**Data segment:**
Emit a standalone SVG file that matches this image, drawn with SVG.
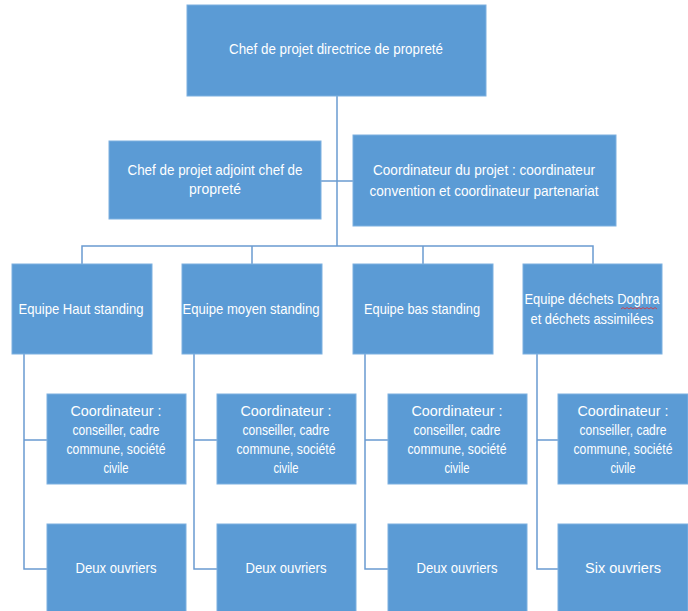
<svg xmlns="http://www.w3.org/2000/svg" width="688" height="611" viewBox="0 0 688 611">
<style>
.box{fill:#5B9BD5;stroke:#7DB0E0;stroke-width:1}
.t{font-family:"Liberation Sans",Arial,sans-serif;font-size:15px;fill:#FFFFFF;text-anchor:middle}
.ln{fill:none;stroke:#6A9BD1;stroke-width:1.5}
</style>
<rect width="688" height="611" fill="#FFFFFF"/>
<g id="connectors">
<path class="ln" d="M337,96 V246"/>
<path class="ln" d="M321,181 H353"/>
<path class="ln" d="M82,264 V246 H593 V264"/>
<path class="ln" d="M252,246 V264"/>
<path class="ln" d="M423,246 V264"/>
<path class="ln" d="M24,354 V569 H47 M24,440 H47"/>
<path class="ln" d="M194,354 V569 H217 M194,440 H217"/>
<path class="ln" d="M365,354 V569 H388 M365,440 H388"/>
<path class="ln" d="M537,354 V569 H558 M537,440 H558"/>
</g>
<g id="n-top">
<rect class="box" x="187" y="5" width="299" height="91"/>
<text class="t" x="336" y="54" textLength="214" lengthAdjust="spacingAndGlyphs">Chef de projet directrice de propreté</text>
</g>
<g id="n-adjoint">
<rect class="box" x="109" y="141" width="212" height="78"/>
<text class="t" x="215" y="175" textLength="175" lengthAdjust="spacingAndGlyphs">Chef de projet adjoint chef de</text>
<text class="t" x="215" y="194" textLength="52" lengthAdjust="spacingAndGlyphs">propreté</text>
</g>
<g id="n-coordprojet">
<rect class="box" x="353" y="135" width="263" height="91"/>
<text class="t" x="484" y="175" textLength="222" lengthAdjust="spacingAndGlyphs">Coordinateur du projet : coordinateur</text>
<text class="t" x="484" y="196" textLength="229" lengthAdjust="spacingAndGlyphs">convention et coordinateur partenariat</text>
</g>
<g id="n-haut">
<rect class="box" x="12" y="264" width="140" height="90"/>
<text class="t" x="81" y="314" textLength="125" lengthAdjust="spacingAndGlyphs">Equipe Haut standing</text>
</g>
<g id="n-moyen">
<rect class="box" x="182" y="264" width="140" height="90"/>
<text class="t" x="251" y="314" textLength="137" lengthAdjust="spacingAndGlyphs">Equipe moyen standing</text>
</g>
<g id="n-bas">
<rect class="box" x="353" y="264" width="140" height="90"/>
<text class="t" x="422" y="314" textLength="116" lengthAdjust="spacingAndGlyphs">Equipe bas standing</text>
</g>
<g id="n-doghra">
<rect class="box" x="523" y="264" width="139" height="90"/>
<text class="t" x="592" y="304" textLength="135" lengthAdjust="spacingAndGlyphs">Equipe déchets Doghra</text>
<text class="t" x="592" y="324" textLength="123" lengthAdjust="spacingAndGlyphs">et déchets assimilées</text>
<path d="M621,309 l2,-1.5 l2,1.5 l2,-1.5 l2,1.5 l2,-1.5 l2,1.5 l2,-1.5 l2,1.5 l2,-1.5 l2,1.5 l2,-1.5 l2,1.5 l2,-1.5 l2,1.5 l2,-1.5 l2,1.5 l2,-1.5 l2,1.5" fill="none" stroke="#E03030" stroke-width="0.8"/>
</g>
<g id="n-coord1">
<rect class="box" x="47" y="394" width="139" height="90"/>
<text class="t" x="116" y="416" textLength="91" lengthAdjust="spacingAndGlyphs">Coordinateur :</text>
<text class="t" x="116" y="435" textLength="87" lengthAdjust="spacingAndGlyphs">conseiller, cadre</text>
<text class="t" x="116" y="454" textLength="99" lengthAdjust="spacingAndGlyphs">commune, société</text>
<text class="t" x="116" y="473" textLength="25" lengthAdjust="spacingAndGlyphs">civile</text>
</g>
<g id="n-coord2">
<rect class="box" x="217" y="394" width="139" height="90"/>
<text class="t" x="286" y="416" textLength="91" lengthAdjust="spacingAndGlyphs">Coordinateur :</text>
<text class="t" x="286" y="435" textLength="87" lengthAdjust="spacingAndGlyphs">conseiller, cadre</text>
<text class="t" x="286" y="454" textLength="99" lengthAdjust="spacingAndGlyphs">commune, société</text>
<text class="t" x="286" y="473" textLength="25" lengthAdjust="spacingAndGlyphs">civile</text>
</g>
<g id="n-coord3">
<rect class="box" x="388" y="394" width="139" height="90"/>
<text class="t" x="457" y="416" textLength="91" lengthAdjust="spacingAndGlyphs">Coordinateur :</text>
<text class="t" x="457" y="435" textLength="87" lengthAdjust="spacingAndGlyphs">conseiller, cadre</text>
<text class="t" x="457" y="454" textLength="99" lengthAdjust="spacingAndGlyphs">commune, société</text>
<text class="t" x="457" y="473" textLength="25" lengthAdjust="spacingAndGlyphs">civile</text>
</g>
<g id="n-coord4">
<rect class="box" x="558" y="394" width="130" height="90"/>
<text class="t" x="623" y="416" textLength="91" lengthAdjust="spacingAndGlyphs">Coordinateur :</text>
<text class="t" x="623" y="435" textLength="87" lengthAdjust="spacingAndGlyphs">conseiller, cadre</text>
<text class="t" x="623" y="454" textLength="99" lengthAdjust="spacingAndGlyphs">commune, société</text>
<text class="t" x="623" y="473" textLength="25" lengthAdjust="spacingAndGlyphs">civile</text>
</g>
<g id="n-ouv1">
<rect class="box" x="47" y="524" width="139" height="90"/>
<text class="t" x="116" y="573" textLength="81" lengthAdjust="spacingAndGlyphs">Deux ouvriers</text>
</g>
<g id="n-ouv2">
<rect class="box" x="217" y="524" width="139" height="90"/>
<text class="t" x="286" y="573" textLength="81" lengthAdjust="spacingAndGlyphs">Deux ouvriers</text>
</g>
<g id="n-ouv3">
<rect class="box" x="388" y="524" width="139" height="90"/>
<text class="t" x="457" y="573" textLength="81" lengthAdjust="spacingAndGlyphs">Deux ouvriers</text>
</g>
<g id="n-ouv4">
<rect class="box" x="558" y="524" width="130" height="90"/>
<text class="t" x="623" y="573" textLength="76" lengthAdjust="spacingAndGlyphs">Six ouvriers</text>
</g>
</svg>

**What you need to do:** Strip out the pictures and quote the remaining data word for word.

**Solved exercise:**
Emit a standalone SVG file that matches this image, drawn with SVG.
<svg xmlns="http://www.w3.org/2000/svg" width="688" height="611" viewBox="0 0 688 611">
<style>
.box{fill:#5B9BD5;stroke:#7DB0E0;stroke-width:1}
.t{font-family:"Liberation Sans",Arial,sans-serif;font-size:15px;fill:#FFFFFF;text-anchor:middle}
.ln{fill:none;stroke:#6A9BD1;stroke-width:1.5}
</style>
<rect width="688" height="611" fill="#FFFFFF"/>
<g id="connectors">
<path class="ln" d="M337,96 V246"/>
<path class="ln" d="M321,181 H353"/>
<path class="ln" d="M82,264 V246 H593 V264"/>
<path class="ln" d="M252,246 V264"/>
<path class="ln" d="M423,246 V264"/>
<path class="ln" d="M24,354 V569 H47 M24,440 H47"/>
<path class="ln" d="M194,354 V569 H217 M194,440 H217"/>
<path class="ln" d="M365,354 V569 H388 M365,440 H388"/>
<path class="ln" d="M537,354 V569 H558 M537,440 H558"/>
</g>
<g id="n-top">
<rect class="box" x="187" y="5" width="299" height="91"/>
<text class="t" x="336" y="54" textLength="214" lengthAdjust="spacingAndGlyphs">Chef de projet directrice de propreté</text>
</g>
<g id="n-adjoint">
<rect class="box" x="109" y="141" width="212" height="78"/>
<text class="t" x="215" y="175" textLength="175" lengthAdjust="spacingAndGlyphs">Chef de projet adjoint chef de</text>
<text class="t" x="215" y="194" textLength="52" lengthAdjust="spacingAndGlyphs">propreté</text>
</g>
<g id="n-coordprojet">
<rect class="box" x="353" y="135" width="263" height="91"/>
<text class="t" x="484" y="175" textLength="222" lengthAdjust="spacingAndGlyphs">Coordinateur du projet : coordinateur</text>
<text class="t" x="484" y="196" textLength="229" lengthAdjust="spacingAndGlyphs">convention et coordinateur partenariat</text>
</g>
<g id="n-haut">
<rect class="box" x="12" y="264" width="140" height="90"/>
<text class="t" x="81" y="314" textLength="125" lengthAdjust="spacingAndGlyphs">Equipe Haut standing</text>
</g>
<g id="n-moyen">
<rect class="box" x="182" y="264" width="140" height="90"/>
<text class="t" x="251" y="314" textLength="137" lengthAdjust="spacingAndGlyphs">Equipe moyen standing</text>
</g>
<g id="n-bas">
<rect class="box" x="353" y="264" width="140" height="90"/>
<text class="t" x="422" y="314" textLength="116" lengthAdjust="spacingAndGlyphs">Equipe bas standing</text>
</g>
<g id="n-doghra">
<rect class="box" x="523" y="264" width="139" height="90"/>
<text class="t" x="592" y="304" textLength="135" lengthAdjust="spacingAndGlyphs">Equipe déchets Doghra</text>
<text class="t" x="592" y="324" textLength="123" lengthAdjust="spacingAndGlyphs">et déchets assimilées</text>
<path d="M621,309 l2,-1.5 l2,1.5 l2,-1.5 l2,1.5 l2,-1.5 l2,1.5 l2,-1.5 l2,1.5 l2,-1.5 l2,1.5 l2,-1.5 l2,1.5 l2,-1.5 l2,1.5 l2,-1.5 l2,1.5 l2,-1.5 l2,1.5" fill="none" stroke="#E03030" stroke-width="0.8"/>
</g>
<g id="n-coord1">
<rect class="box" x="47" y="394" width="139" height="90"/>
<text class="t" x="116" y="416" textLength="91" lengthAdjust="spacingAndGlyphs">Coordinateur :</text>
<text class="t" x="116" y="435" textLength="87" lengthAdjust="spacingAndGlyphs">conseiller, cadre</text>
<text class="t" x="116" y="454" textLength="99" lengthAdjust="spacingAndGlyphs">commune, société</text>
<text class="t" x="116" y="473" textLength="25" lengthAdjust="spacingAndGlyphs">civile</text>
</g>
<g id="n-coord2">
<rect class="box" x="217" y="394" width="139" height="90"/>
<text class="t" x="286" y="416" textLength="91" lengthAdjust="spacingAndGlyphs">Coordinateur :</text>
<text class="t" x="286" y="435" textLength="87" lengthAdjust="spacingAndGlyphs">conseiller, cadre</text>
<text class="t" x="286" y="454" textLength="99" lengthAdjust="spacingAndGlyphs">commune, société</text>
<text class="t" x="286" y="473" textLength="25" lengthAdjust="spacingAndGlyphs">civile</text>
</g>
<g id="n-coord3">
<rect class="box" x="388" y="394" width="139" height="90"/>
<text class="t" x="457" y="416" textLength="91" lengthAdjust="spacingAndGlyphs">Coordinateur :</text>
<text class="t" x="457" y="435" textLength="87" lengthAdjust="spacingAndGlyphs">conseiller, cadre</text>
<text class="t" x="457" y="454" textLength="99" lengthAdjust="spacingAndGlyphs">commune, société</text>
<text class="t" x="457" y="473" textLength="25" lengthAdjust="spacingAndGlyphs">civile</text>
</g>
<g id="n-coord4">
<rect class="box" x="558" y="394" width="130" height="90"/>
<text class="t" x="623" y="416" textLength="91" lengthAdjust="spacingAndGlyphs">Coordinateur :</text>
<text class="t" x="623" y="435" textLength="87" lengthAdjust="spacingAndGlyphs">conseiller, cadre</text>
<text class="t" x="623" y="454" textLength="99" lengthAdjust="spacingAndGlyphs">commune, société</text>
<text class="t" x="623" y="473" textLength="25" lengthAdjust="spacingAndGlyphs">civile</text>
</g>
<g id="n-ouv1">
<rect class="box" x="47" y="524" width="139" height="90"/>
<text class="t" x="116" y="573" textLength="81" lengthAdjust="spacingAndGlyphs">Deux ouvriers</text>
</g>
<g id="n-ouv2">
<rect class="box" x="217" y="524" width="139" height="90"/>
<text class="t" x="286" y="573" textLength="81" lengthAdjust="spacingAndGlyphs">Deux ouvriers</text>
</g>
<g id="n-ouv3">
<rect class="box" x="388" y="524" width="139" height="90"/>
<text class="t" x="457" y="573" textLength="81" lengthAdjust="spacingAndGlyphs">Deux ouvriers</text>
</g>
<g id="n-ouv4">
<rect class="box" x="558" y="524" width="130" height="90"/>
<text class="t" x="623" y="573" textLength="76" lengthAdjust="spacingAndGlyphs">Six ouvriers</text>
</g>
</svg>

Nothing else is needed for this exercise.